ソレキアは今後どうするのでしょうか。「実質的な安定株主が半分以上いるんだから心配ないでしょ?」 そうでしょうか?ソレキアの経営陣が佐々木ベジ氏を無視し続けた経営をすることが可能でしょうか?創業家よりも多くの株式を保有する筆頭株主を無視できるでしょうか?

佐々木ベジ氏がそうはさせないでしょう。今後、いろんな経営に関する提案がなされます。それをソレキアはいちいち検討しなくてはなりません。提案だけならまだいいのですが、取締役会議事録の閲覧謄写請求、会計帳簿閲覧謄写請求、臨時株主総会の開催請求・・・法律上のいろんな株主権を行使されるかもしれません。

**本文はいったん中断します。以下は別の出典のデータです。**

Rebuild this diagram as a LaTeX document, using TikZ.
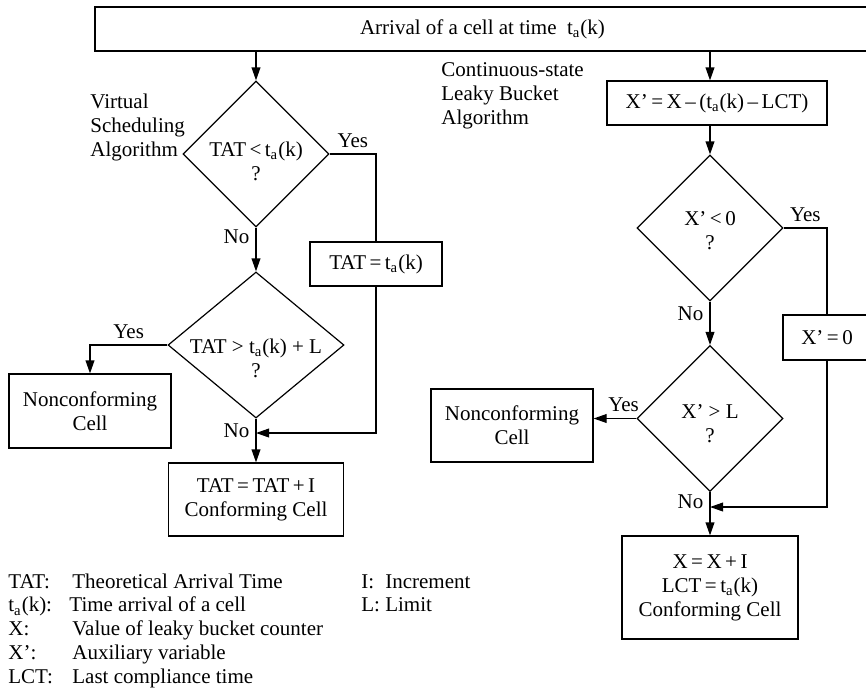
\documentclass[tikz,border=0pt]{standalone}
\usepackage{fontspec}
\setmainfont{Liberation Serif}
\usepackage{tikz}
\usetikzlibrary{arrows.meta,positioning,shapes.geometric}
\newcommand{\ta}{t\textsubscript{a}(k)}
\newcommand{\cond}[2][0pt]{\makebox[0pt]{\rule{0pt}{#1}#2}\\?}
\tikzset{
  flow/.style={line width=0.6pt,-{Triangle[length=6.5pt,width=4.4pt]}},
  link/.style={line width=0.6pt},
  process/.style={draw,line width=0.6pt,align=center,inner sep=2pt},
  decision/.style={draw,line width=0.6pt,diamond,align=center,inner sep=0pt,
    minimum width=73pt,minimum height=73pt},
  note/.style={align=left,inner sep=0pt},
  tag/.style={inner sep=3pt},
  keytext/.style={inner sep=0pt,font=\fontsize{10.5}{11.9}\selectfont}
}
\begin{document}
\begin{tikzpicture}[x=0.5pt,y=-0.5pt,font=\fontsize{10.5}{12}\selectfont]
  \useasboundingbox (0,0) rectangle (866,691);
  \node[process,minimum width=387.5pt,minimum height=22pt] (arr) at (482.5,29) {Arrival of a cell at time\ \ \ta};
  % virtual scheduling
  \node[decision] (d1) at (256,154) {\cond[14.3pt]{TAT\,<\,\ta}};
  \node[note,anchor=west] (vsa) at (90,127) {Virtual\\Scheduling\\Algorithm};
  \node[process,minimum width=66pt,minimum height=22pt] (b1) at (376,264) {TAT\,=\,\ta};
  \node[decision,minimum width=88pt] (d2) at (256,345) {\cond[20.3pt]{TAT > \ta{} + L}};
  \node[process,minimum width=81pt,minimum height=37pt] (nc1) at (90,411) {Nonconforming\\Cell};
  \node[process,minimum width=87.5pt,minimum height=36.5pt] (c1) at (256,499.5) {TAT\,=\,TAT\,+\,I\\Conforming Cell};
  \coordinate (j1) at (256,433);
  \draw[flow] (arr.south -| d1.north) -- (d1.north);
  \draw[flow] (d1.south) -- node[tag,left,pos=0.2]{No} (d2.north);
  \draw[link] (d1.east) -| node[tag,above,pos=0.25]{Yes} (b1.north);
  \draw[flow] (b1.south) |- (j1);
  \draw[flow] (d2.west) -| node[tag,above,pos=0.25]{Yes} (nc1.north);
  \draw[flow] (d2.south) -- node[tag,left,pos=0.27]{No} (c1.north);
  % leaky bucket
  \node[process,minimum width=110pt,minimum height=22pt] (xp) at (717,103) {X’\,=\,X\,–\,(\ta\,–\,LCT)};
  \node[note,anchor=west] (csa) at (441,96) {Continuous-state\\Leaky Bucket\\Algorithm};
  \node[decision] (d3) at (710,228) {\cond[9.6pt]{X’\,<\,0}};
  \node[process,minimum width=44pt,minimum height=22.5pt] (x0) at (827,337.5) {X’\,=\,0};
  \node[decision] (d4) at (710,418.5) {\cond[12.1pt]{X’ > L}};
  \node[process,minimum width=81pt,minimum height=36.5pt] (nc2) at (512,425.5) {Nonconforming\\Cell};
  \node[process,minimum width=88pt,minimum height=51.5pt] (c2) at (710,587.5) {X\,=\,X\,+\,I\\LCT\,=\,\ta\\Conforming Cell};
  \coordinate (j2) at (710,507);
  \draw[flow] (arr.south -| d3.north) -- (xp.north -| d3.north);
  \draw[flow] (xp.south -| d3.north) -- (d3.north);
  \draw[link] (d3.east) -| node[tag,above,pos=0.25]{Yes} (x0.north);
  \draw[flow] (d3.south) -- node[tag,left,pos=0.27]{No} (d4.north);
  \draw[flow] (d4.west) -- node[tag,above,pos=0.3]{Yes} (d4.west -| nc2.east);
  \draw[flow] (x0.south) |- (j2);
  \draw[flow] (d4.south) -- node[tag,left,pos=0.23]{No} (c2.north);
  % key
  \node[keytext,anchor=base west] (key) at (8,588) {\begin{tabular}[t]{@{}p{32pt}@{}l@{}}
    TAT: & Theoretical Arrival Time\\
    \ta: & \hspace*{-1.5pt}Time arrival of a cell\\
    X: & Value of leaky bucket counter\\
    X’: & Auxiliary variable\\
    LCT: & Last compliance time
  \end{tabular}};
  \node[keytext,anchor=base west] (key2) at (361,588) {\begin{tabular}[t]{@{}l@{\ }l@{}}
    I: & Increment\\
    L: & Limit
  \end{tabular}};
\end{tikzpicture}
\end{document}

また、場合によっては「代表訴訟!」ってなことにもなりかねません。かなり労力を使います。戦後処理を考えずにTOB合戦に突入してしまったのではないかと危惧しています。しかも負け戦の戦後処理です。

しかし、今回の富士通によるカウンターTOBは「おそまつ」の一言に尽きます。富士通のような大企業が5,000円までしか価格を引き上げられないなら、出てこない方がよかったのでしょう(もしかしたらいろんな事情があって「負ける前提でTOBをかけよう」と富士通が考えたのかもしれません。富士通OBから「助けてやれ」と言われたからしょうがなくTOBをかけたけど本当は子会社になんかしたくない、など。)。もちろん、5,000円までしか提示できないようなホワイトナイトを頼ってしまったソレキアに問題があることは言うまでもありませんが。

最後の最後に私も想像できないような大どんでん返しがあるのかと期待していましたが、何もありませんでした。私だったらソレキアを守るためには「増配」を選択させました。TOB価格が2,800円の段階で、です。3月中旬には決着させていたと思います。カウンターTOBではこの勝負は勝てませんから。佐々木ベジを侮り過ぎです。得体のしれない個人なのですから、「いったいいくらのお金を持っているのかわからんぞ」というスタンスで挑むべきでした。増配を選択する場合、経営陣が「佐々木ベジも利することになるじゃないか!」と感情的になったとしても説き伏せます。どれだけ説得しても納得してくれなければ、アドバイザーを迷うことなく降ります。当然、平時から信頼関係ができていないような先であればアドバイザーなどにはつけません。

ちなみに、私のコラムをご覧いただいている方はおわかりかと思いますが、カウンターTOBを仕掛けるのは2月中旬にはわかりました(富士通が出てきたのは予想外です。負け戦に飛び込むわけがないと思っていましたので)。私からすると、あれはバレバレです。ソレキアのケースは大変参考になるので今週辺りから特集します。

なお、今回の負け戦の責任は間違いなくフィナンシャルアドバイザーであるソレキアと富士通の主幹事にあります。それと、そんな主幹事を頼りにしてしまったソレキアのCFOです。双方の主幹事は大企業ですが、如何せん経験不足です。TOBで戦ったことや、ましてや勝ったことがないのでしょう。人数はいるかもしれませんが、質が足りません。